### PROVIDED MATERIAL
============

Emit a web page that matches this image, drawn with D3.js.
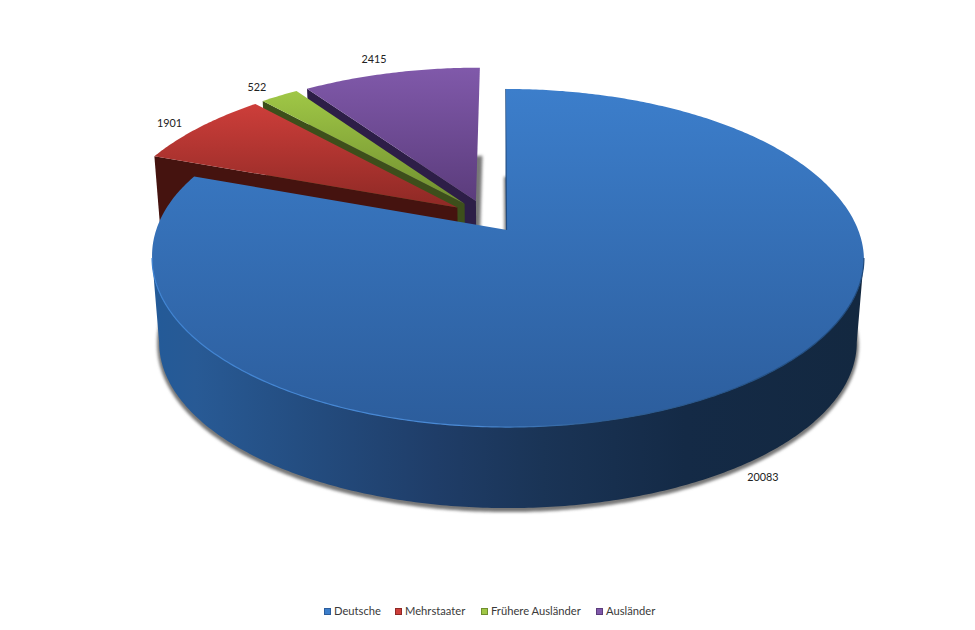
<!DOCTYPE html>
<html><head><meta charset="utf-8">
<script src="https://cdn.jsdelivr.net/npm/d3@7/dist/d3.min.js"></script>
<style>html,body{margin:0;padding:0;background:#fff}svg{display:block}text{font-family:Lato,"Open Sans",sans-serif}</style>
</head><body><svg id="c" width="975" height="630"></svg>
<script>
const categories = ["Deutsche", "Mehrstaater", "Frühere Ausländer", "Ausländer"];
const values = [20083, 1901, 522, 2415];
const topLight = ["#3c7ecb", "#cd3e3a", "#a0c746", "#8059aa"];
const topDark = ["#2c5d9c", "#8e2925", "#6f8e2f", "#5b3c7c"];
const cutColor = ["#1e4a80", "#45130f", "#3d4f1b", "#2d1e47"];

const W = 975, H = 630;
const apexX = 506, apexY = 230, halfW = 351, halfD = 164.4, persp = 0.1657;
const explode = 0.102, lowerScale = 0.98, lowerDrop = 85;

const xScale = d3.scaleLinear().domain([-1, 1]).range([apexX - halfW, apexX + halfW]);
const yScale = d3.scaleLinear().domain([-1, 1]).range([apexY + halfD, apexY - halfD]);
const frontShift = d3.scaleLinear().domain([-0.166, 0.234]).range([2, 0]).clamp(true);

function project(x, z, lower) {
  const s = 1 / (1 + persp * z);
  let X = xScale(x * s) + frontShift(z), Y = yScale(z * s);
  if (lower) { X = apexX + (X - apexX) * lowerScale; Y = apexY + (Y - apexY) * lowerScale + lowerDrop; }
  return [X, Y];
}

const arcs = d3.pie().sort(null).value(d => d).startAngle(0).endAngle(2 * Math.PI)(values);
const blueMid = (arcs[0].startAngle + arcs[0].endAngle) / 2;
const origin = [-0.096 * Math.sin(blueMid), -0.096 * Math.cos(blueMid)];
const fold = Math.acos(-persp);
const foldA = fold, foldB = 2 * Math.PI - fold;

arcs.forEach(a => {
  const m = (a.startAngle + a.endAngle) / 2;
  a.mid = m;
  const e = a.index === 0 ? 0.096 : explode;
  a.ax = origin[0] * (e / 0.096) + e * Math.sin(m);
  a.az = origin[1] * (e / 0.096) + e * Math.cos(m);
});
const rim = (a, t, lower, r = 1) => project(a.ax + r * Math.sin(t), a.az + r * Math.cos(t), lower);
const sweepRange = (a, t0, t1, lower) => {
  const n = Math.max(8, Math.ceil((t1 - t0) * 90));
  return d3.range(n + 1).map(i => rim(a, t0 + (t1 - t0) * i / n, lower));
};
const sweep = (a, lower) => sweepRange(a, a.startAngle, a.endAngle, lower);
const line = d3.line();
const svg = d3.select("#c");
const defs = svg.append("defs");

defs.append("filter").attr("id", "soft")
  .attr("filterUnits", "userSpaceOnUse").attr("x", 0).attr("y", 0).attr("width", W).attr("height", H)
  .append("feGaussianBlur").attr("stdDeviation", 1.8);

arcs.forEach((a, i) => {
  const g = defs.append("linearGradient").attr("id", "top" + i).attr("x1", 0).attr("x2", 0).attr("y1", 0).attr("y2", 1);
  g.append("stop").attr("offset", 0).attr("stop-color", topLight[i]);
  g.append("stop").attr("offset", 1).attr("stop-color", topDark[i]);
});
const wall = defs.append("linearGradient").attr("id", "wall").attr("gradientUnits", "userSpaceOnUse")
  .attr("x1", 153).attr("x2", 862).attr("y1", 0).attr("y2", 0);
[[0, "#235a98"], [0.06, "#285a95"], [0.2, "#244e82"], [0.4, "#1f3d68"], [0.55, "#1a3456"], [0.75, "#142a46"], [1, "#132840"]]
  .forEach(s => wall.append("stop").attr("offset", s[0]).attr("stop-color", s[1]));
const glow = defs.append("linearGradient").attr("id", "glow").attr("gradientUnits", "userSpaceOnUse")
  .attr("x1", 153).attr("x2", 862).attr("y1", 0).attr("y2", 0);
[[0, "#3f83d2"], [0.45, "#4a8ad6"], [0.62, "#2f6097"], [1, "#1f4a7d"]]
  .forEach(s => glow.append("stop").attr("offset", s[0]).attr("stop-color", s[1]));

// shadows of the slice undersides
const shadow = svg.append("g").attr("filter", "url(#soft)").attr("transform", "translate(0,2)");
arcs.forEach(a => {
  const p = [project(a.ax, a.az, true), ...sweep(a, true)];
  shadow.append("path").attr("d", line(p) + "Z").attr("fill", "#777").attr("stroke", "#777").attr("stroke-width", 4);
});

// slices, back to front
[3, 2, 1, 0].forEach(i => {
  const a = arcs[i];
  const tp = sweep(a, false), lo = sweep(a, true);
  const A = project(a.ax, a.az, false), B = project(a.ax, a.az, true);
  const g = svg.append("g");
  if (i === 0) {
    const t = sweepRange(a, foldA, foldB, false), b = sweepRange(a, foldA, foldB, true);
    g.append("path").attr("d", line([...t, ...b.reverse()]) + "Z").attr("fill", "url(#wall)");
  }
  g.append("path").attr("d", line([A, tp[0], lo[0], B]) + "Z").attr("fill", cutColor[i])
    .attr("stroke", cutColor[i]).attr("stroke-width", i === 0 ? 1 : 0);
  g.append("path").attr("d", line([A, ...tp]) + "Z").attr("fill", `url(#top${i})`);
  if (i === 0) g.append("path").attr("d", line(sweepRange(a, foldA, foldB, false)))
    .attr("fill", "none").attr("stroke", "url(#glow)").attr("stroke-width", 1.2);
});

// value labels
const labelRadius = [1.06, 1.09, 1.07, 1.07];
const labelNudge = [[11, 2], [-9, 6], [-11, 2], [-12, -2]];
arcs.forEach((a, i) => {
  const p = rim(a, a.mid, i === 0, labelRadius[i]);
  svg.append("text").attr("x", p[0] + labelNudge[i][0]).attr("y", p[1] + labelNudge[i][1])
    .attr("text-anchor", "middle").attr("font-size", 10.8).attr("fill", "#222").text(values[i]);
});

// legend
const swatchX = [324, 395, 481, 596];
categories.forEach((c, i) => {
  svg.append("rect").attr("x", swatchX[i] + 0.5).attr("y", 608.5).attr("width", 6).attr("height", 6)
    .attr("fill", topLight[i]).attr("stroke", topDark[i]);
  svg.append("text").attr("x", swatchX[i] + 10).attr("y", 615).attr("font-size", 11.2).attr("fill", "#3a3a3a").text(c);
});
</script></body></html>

============

### TASK STATEMENT
Without the pictures, print the whole listing exactly as given.

### EXERCISE ANSWER
Emit a web page that matches this image, drawn with D3.js.
<!DOCTYPE html>
<html><head><meta charset="utf-8">
<script src="https://cdn.jsdelivr.net/npm/d3@7/dist/d3.min.js"></script>
<style>html,body{margin:0;padding:0;background:#fff}svg{display:block}text{font-family:Lato,"Open Sans",sans-serif}</style>
</head><body><svg id="c" width="975" height="630"></svg>
<script>
const categories = ["Deutsche", "Mehrstaater", "Frühere Ausländer", "Ausländer"];
const values = [20083, 1901, 522, 2415];
const topLight = ["#3c7ecb", "#cd3e3a", "#a0c746", "#8059aa"];
const topDark = ["#2c5d9c", "#8e2925", "#6f8e2f", "#5b3c7c"];
const cutColor = ["#1e4a80", "#45130f", "#3d4f1b", "#2d1e47"];

const W = 975, H = 630;
const apexX = 506, apexY = 230, halfW = 351, halfD = 164.4, persp = 0.1657;
const explode = 0.102, lowerScale = 0.98, lowerDrop = 85;

const xScale = d3.scaleLinear().domain([-1, 1]).range([apexX - halfW, apexX + halfW]);
const yScale = d3.scaleLinear().domain([-1, 1]).range([apexY + halfD, apexY - halfD]);
const frontShift = d3.scaleLinear().domain([-0.166, 0.234]).range([2, 0]).clamp(true);

function project(x, z, lower) {
  const s = 1 / (1 + persp * z);
  let X = xScale(x * s) + frontShift(z), Y = yScale(z * s);
  if (lower) { X = apexX + (X - apexX) * lowerScale; Y = apexY + (Y - apexY) * lowerScale + lowerDrop; }
  return [X, Y];
}

const arcs = d3.pie().sort(null).value(d => d).startAngle(0).endAngle(2 * Math.PI)(values);
const blueMid = (arcs[0].startAngle + arcs[0].endAngle) / 2;
const origin = [-0.096 * Math.sin(blueMid), -0.096 * Math.cos(blueMid)];
const fold = Math.acos(-persp);
const foldA = fold, foldB = 2 * Math.PI - fold;

arcs.forEach(a => {
  const m = (a.startAngle + a.endAngle) / 2;
  a.mid = m;
  const e = a.index === 0 ? 0.096 : explode;
  a.ax = origin[0] * (e / 0.096) + e * Math.sin(m);
  a.az = origin[1] * (e / 0.096) + e * Math.cos(m);
});
const rim = (a, t, lower, r = 1) => project(a.ax + r * Math.sin(t), a.az + r * Math.cos(t), lower);
const sweepRange = (a, t0, t1, lower) => {
  const n = Math.max(8, Math.ceil((t1 - t0) * 90));
  return d3.range(n + 1).map(i => rim(a, t0 + (t1 - t0) * i / n, lower));
};
const sweep = (a, lower) => sweepRange(a, a.startAngle, a.endAngle, lower);
const line = d3.line();
const svg = d3.select("#c");
const defs = svg.append("defs");

defs.append("filter").attr("id", "soft")
  .attr("filterUnits", "userSpaceOnUse").attr("x", 0).attr("y", 0).attr("width", W).attr("height", H)
  .append("feGaussianBlur").attr("stdDeviation", 1.8);

arcs.forEach((a, i) => {
  const g = defs.append("linearGradient").attr("id", "top" + i).attr("x1", 0).attr("x2", 0).attr("y1", 0).attr("y2", 1);
  g.append("stop").attr("offset", 0).attr("stop-color", topLight[i]);
  g.append("stop").attr("offset", 1).attr("stop-color", topDark[i]);
});
const wall = defs.append("linearGradient").attr("id", "wall").attr("gradientUnits", "userSpaceOnUse")
  .attr("x1", 153).attr("x2", 862).attr("y1", 0).attr("y2", 0);
[[0, "#235a98"], [0.06, "#285a95"], [0.2, "#244e82"], [0.4, "#1f3d68"], [0.55, "#1a3456"], [0.75, "#142a46"], [1, "#132840"]]
  .forEach(s => wall.append("stop").attr("offset", s[0]).attr("stop-color", s[1]));
const glow = defs.append("linearGradient").attr("id", "glow").attr("gradientUnits", "userSpaceOnUse")
  .attr("x1", 153).attr("x2", 862).attr("y1", 0).attr("y2", 0);
[[0, "#3f83d2"], [0.45, "#4a8ad6"], [0.62, "#2f6097"], [1, "#1f4a7d"]]
  .forEach(s => glow.append("stop").attr("offset", s[0]).attr("stop-color", s[1]));

// shadows of the slice undersides
const shadow = svg.append("g").attr("filter", "url(#soft)").attr("transform", "translate(0,2)");
arcs.forEach(a => {
  const p = [project(a.ax, a.az, true), ...sweep(a, true)];
  shadow.append("path").attr("d", line(p) + "Z").attr("fill", "#777").attr("stroke", "#777").attr("stroke-width", 4);
});

// slices, back to front
[3, 2, 1, 0].forEach(i => {
  const a = arcs[i];
  const tp = sweep(a, false), lo = sweep(a, true);
  const A = project(a.ax, a.az, false), B = project(a.ax, a.az, true);
  const g = svg.append("g");
  if (i === 0) {
    const t = sweepRange(a, foldA, foldB, false), b = sweepRange(a, foldA, foldB, true);
    g.append("path").attr("d", line([...t, ...b.reverse()]) + "Z").attr("fill", "url(#wall)");
  }
  g.append("path").attr("d", line([A, tp[0], lo[0], B]) + "Z").attr("fill", cutColor[i])
    .attr("stroke", cutColor[i]).attr("stroke-width", i === 0 ? 1 : 0);
  g.append("path").attr("d", line([A, ...tp]) + "Z").attr("fill", `url(#top${i})`);
  if (i === 0) g.append("path").attr("d", line(sweepRange(a, foldA, foldB, false)))
    .attr("fill", "none").attr("stroke", "url(#glow)").attr("stroke-width", 1.2);
});

// value labels
const labelRadius = [1.06, 1.09, 1.07, 1.07];
const labelNudge = [[11, 2], [-9, 6], [-11, 2], [-12, -2]];
arcs.forEach((a, i) => {
  const p = rim(a, a.mid, i === 0, labelRadius[i]);
  svg.append("text").attr("x", p[0] + labelNudge[i][0]).attr("y", p[1] + labelNudge[i][1])
    .attr("text-anchor", "middle").attr("font-size", 10.8).attr("fill", "#222").text(values[i]);
});

// legend
const swatchX = [324, 395, 481, 596];
categories.forEach((c, i) => {
  svg.append("rect").attr("x", swatchX[i] + 0.5).attr("y", 608.5).attr("width", 6).attr("height", 6)
    .attr("fill", topLight[i]).attr("stroke", topDark[i]);
  svg.append("text").attr("x", swatchX[i] + 10).attr("y", 615).attr("font-size", 11.2).attr("fill", "#3a3a3a").text(c);
});
</script></body></html>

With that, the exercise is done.